Editor's Note: With this article, Dr. Miller adds another installment to his periodic "Dynamic Diagnosis" series: concise anecdotes that serve as clinical pearls for your practice.
A 36-year-old female with fibromyalgia sought chiropractic care for neck pain in January 2022. She had a history of continuous neck pain related to fibromyalgia, but the current neck pain was different. Something had changed.
History, examination, and a three-view radiographic study of the cervical spine were performed. The combination of diagnostic procedures was unremarkable, other than an increase in the severity of existing trigger points in the cervical and shoulder regions.
A new diagnosis was not assigned, and the patient received care for an acute exacerbation of her chronic fibromyalgia condition.
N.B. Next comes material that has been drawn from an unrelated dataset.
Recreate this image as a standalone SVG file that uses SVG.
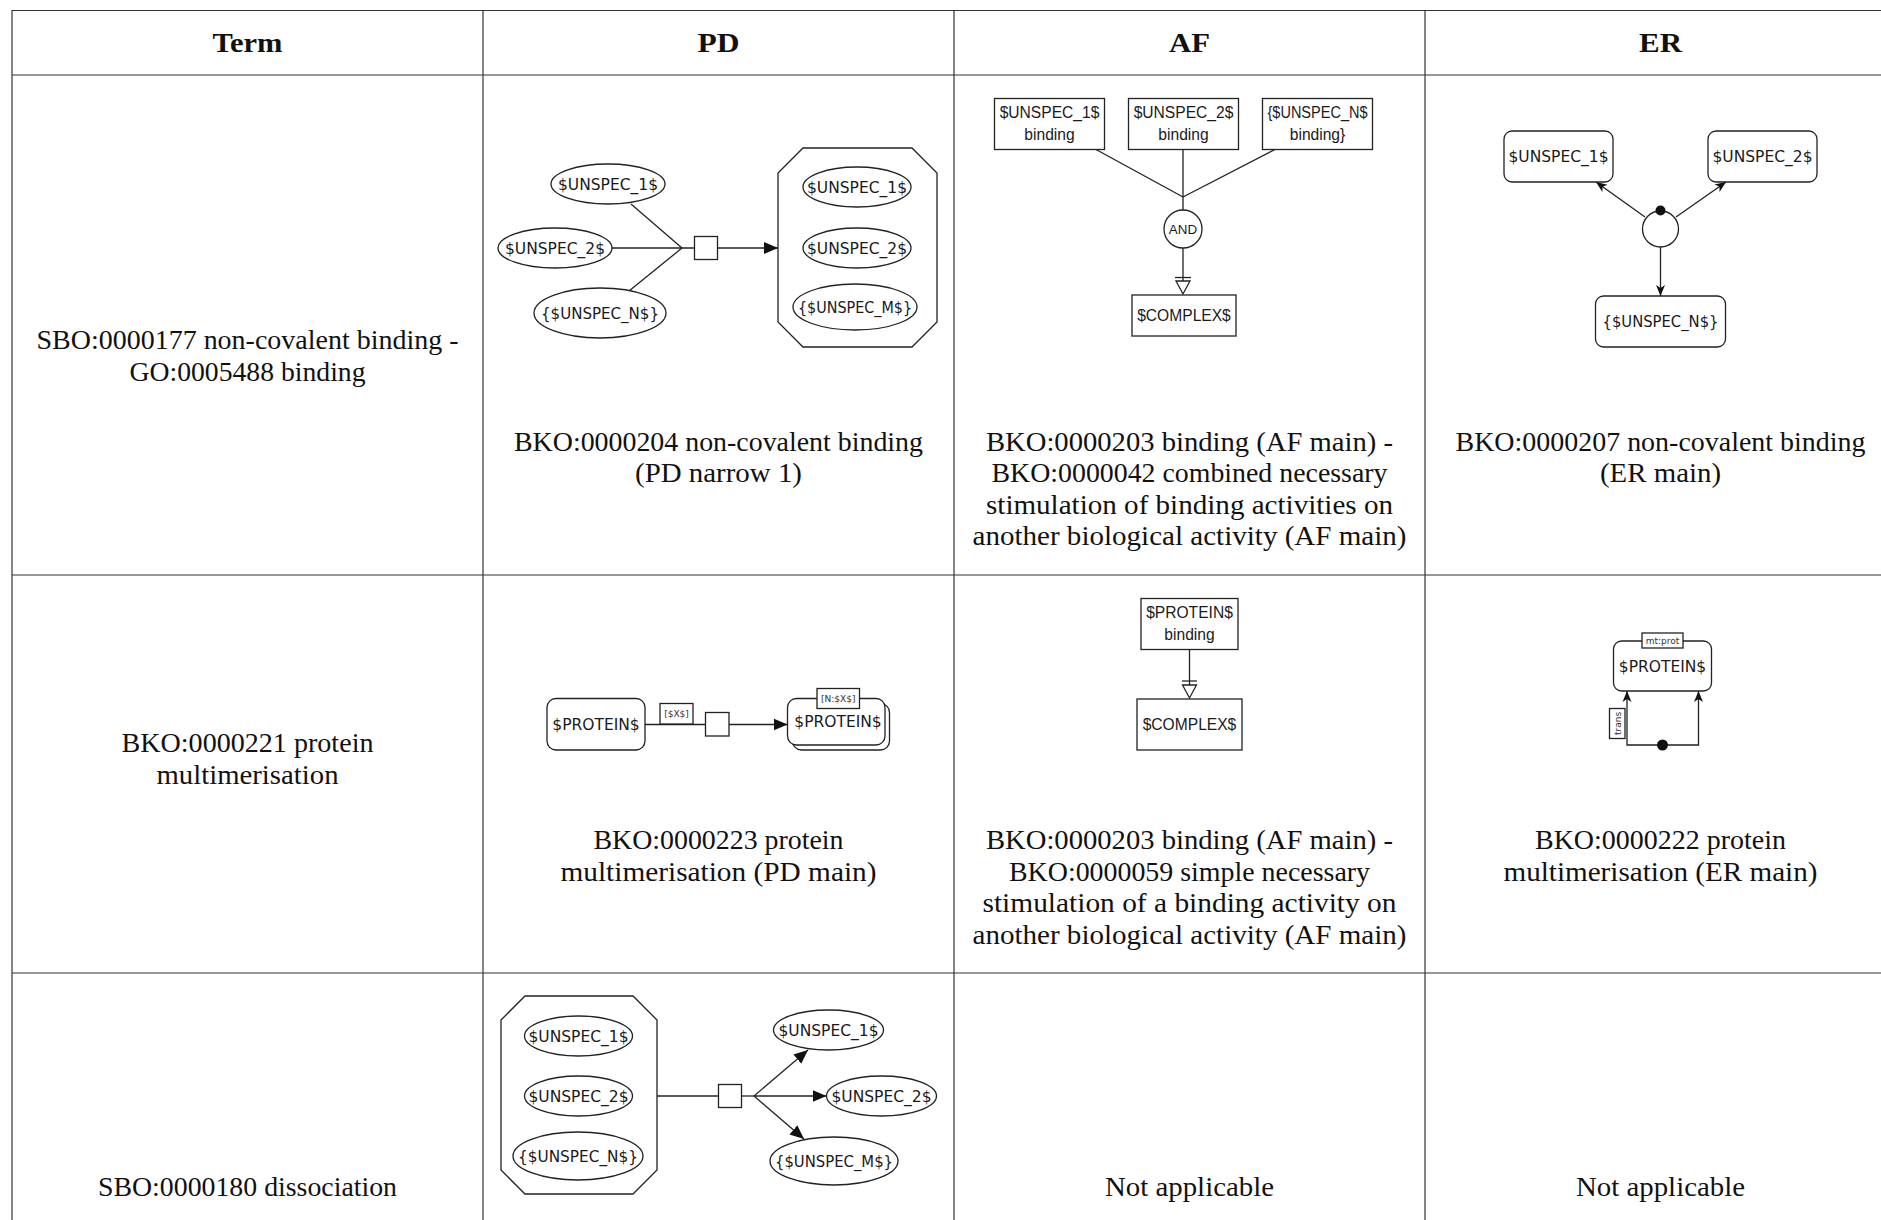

Care proceeded successfully in a routine manner.
An Interesting Radiological Feature
While the case was unremarkable clinically, it provided an interesting radiological feature. An artifact was present on the lateral radiograph. The artifact was not visible on the AP or APOM radiographs, as positioning for those images is lower, more caudal, than for the lateral view.
When the attending noticed the artifact, he immediately realized it is not typically seen in radiology textbooks covering common and unusual artifacts, nor had the attending noticed it in the past.
Three Different Opinions
Once the artifact was identified, the attending wondered if other physicians would recognize the artifact and the reason for its presence. So, he asked three physicians to identify the artifact.
The first physician remarked that the artifact was the nose piece of the patient's glasses. However, the patient was not wearing glasses. The second physician said the artifact was probably associated with a rhinoplasty procedure. However, the patient had not had a nose job.
The third physician's first guess was that the patient had something stuck in her nose, but he quickly changed course to identify the artifact correctly.
The Correct Answer
The artifact was the metal in the nose area of the N-95 mask the patient wore during the radiographic procedure (See X-ray) – a "sign of the times."